Code that draws figures
[start]

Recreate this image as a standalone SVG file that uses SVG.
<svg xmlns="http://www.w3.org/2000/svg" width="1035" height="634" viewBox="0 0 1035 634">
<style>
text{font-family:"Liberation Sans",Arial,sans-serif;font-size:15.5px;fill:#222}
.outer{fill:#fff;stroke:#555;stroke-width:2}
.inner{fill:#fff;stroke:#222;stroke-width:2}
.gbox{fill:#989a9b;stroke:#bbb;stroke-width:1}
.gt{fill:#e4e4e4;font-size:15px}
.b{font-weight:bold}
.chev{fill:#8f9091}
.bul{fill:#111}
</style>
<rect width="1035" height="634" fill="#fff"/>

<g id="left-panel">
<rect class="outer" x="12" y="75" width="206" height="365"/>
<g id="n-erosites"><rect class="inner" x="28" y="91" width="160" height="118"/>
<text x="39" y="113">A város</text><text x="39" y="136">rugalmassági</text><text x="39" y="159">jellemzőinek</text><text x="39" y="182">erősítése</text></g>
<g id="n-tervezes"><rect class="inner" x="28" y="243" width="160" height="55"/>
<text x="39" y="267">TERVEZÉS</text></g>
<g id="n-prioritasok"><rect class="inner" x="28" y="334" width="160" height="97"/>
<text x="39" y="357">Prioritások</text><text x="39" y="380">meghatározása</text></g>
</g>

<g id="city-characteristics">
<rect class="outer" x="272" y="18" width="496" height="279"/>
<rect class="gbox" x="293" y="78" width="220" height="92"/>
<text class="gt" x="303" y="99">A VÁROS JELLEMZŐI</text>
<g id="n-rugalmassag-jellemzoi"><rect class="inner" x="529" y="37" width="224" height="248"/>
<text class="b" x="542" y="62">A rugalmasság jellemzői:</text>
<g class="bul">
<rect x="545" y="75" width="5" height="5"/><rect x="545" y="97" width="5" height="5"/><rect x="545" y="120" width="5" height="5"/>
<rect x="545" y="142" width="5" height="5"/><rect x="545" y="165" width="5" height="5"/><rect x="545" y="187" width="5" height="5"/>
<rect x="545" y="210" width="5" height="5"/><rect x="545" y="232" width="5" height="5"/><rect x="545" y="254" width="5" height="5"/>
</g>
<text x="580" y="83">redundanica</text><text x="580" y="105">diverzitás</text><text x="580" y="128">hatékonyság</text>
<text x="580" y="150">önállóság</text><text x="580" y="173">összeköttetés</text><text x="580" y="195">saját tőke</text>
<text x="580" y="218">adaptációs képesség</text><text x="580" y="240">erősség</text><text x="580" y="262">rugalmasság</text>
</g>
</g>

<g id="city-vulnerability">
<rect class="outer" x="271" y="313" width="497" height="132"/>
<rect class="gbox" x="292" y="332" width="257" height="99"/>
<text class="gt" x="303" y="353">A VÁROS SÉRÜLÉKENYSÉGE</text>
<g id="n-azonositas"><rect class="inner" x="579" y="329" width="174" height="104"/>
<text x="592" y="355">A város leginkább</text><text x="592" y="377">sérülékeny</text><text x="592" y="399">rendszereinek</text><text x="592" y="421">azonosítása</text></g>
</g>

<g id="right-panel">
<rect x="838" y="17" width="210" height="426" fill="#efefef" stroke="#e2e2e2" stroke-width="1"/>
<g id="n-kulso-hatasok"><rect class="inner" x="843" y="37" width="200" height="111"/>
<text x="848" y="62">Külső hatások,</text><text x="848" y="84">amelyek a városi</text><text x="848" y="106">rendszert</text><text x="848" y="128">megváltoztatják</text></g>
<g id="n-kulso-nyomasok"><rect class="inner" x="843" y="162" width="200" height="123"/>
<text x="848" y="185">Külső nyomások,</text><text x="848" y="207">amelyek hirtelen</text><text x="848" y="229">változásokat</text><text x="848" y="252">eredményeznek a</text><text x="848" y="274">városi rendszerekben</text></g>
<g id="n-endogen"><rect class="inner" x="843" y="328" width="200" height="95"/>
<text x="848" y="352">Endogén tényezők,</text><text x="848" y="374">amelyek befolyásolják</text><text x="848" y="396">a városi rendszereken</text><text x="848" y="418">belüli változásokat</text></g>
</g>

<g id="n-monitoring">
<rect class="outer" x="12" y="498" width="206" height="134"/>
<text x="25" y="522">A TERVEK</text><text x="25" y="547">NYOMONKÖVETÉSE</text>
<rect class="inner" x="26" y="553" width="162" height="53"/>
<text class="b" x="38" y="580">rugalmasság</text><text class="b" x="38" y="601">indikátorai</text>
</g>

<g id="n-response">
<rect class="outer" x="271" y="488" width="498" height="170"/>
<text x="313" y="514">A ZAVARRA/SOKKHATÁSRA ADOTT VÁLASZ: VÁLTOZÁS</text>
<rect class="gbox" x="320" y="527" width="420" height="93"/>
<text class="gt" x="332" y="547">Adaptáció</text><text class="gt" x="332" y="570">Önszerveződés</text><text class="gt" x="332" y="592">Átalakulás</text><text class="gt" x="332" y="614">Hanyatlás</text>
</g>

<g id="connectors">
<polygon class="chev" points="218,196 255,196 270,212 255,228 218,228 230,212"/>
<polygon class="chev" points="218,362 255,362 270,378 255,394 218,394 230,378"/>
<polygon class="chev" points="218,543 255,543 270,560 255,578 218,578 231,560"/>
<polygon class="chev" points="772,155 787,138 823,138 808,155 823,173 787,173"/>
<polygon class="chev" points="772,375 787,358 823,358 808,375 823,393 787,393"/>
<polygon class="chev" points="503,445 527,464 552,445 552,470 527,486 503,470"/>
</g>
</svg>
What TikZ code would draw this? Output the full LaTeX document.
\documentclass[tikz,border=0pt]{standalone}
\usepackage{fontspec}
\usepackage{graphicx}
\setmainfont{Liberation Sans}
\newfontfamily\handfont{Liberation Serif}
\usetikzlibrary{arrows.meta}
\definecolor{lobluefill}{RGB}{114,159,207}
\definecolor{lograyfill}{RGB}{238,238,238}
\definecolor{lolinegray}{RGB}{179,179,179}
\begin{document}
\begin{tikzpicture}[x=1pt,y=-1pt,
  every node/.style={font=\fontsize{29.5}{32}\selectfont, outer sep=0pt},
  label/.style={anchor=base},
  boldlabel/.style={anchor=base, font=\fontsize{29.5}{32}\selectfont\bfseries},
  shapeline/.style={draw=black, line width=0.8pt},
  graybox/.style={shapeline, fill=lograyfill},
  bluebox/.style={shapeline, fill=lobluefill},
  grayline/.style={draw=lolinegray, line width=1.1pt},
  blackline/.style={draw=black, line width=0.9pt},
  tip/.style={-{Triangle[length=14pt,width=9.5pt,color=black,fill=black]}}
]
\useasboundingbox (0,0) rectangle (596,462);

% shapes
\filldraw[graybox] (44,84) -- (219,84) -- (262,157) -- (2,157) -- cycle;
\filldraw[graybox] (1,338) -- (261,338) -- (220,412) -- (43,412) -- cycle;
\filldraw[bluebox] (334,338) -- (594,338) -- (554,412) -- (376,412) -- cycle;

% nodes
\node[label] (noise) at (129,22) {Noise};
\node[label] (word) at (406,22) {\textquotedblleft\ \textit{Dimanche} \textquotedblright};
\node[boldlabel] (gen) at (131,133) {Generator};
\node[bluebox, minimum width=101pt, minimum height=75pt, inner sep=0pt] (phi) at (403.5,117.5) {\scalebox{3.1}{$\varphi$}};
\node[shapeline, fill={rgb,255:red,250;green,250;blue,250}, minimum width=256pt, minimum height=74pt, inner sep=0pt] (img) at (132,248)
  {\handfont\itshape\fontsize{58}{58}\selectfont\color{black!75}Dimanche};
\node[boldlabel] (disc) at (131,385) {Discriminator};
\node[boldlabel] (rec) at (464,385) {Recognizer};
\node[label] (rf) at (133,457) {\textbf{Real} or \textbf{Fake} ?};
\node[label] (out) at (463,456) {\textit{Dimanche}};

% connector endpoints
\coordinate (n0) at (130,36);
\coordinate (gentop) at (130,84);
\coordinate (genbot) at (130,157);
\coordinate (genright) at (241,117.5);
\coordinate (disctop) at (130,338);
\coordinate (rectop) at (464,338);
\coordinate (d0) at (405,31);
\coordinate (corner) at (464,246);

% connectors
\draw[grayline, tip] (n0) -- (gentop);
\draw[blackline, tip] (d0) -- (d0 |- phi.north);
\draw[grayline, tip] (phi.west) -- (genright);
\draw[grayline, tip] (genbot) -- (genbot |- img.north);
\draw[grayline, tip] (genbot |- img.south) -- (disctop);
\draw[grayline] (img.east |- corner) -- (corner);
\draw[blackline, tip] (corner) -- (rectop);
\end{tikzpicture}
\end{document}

[end]

WHAT THE EXERCISE ASKS>
Give again, word for word, the lines starting at the line that has "What TikZ code" and ending at the line that has "(out) at (463,456)", with both of those lines included and nothing else.

FINAL RESULT>
What TikZ code would draw this? Output the full LaTeX document.
\documentclass[tikz,border=0pt]{standalone}
\usepackage{fontspec}
\usepackage{graphicx}
\setmainfont{Liberation Sans}
\newfontfamily\handfont{Liberation Serif}
\usetikzlibrary{arrows.meta}
\definecolor{lobluefill}{RGB}{114,159,207}
\definecolor{lograyfill}{RGB}{238,238,238}
\definecolor{lolinegray}{RGB}{179,179,179}
\begin{document}
\begin{tikzpicture}[x=1pt,y=-1pt,
  every node/.style={font=\fontsize{29.5}{32}\selectfont, outer sep=0pt},
  label/.style={anchor=base},
  boldlabel/.style={anchor=base, font=\fontsize{29.5}{32}\selectfont\bfseries},
  shapeline/.style={draw=black, line width=0.8pt},
  graybox/.style={shapeline, fill=lograyfill},
  bluebox/.style={shapeline, fill=lobluefill},
  grayline/.style={draw=lolinegray, line width=1.1pt},
  blackline/.style={draw=black, line width=0.9pt},
  tip/.style={-{Triangle[length=14pt,width=9.5pt,color=black,fill=black]}}
]
\useasboundingbox (0,0) rectangle (596,462);

% shapes
\filldraw[graybox] (44,84) -- (219,84) -- (262,157) -- (2,157) -- cycle;
\filldraw[graybox] (1,338) -- (261,338) -- (220,412) -- (43,412) -- cycle;
\filldraw[bluebox] (334,338) -- (594,338) -- (554,412) -- (376,412) -- cycle;

% nodes
\node[label] (noise) at (129,22) {Noise};
\node[label] (word) at (406,22) {\textquotedblleft\ \textit{Dimanche} \textquotedblright};
\node[boldlabel] (gen) at (131,133) {Generator};
\node[bluebox, minimum width=101pt, minimum height=75pt, inner sep=0pt] (phi) at (403.5,117.5) {\scalebox{3.1}{$\varphi$}};
\node[shapeline, fill={rgb,255:red,250;green,250;blue,250}, minimum width=256pt, minimum height=74pt, inner sep=0pt] (img) at (132,248)
  {\handfont\itshape\fontsize{58}{58}\selectfont\color{black!75}Dimanche};
\node[boldlabel] (disc) at (131,385) {Discriminator};
\node[boldlabel] (rec) at (464,385) {Recognizer};
\node[label] (rf) at (133,457) {\textbf{Real} or \textbf{Fake} ?};
\node[label] (out) at (463,456) {\textit{Dimanche}};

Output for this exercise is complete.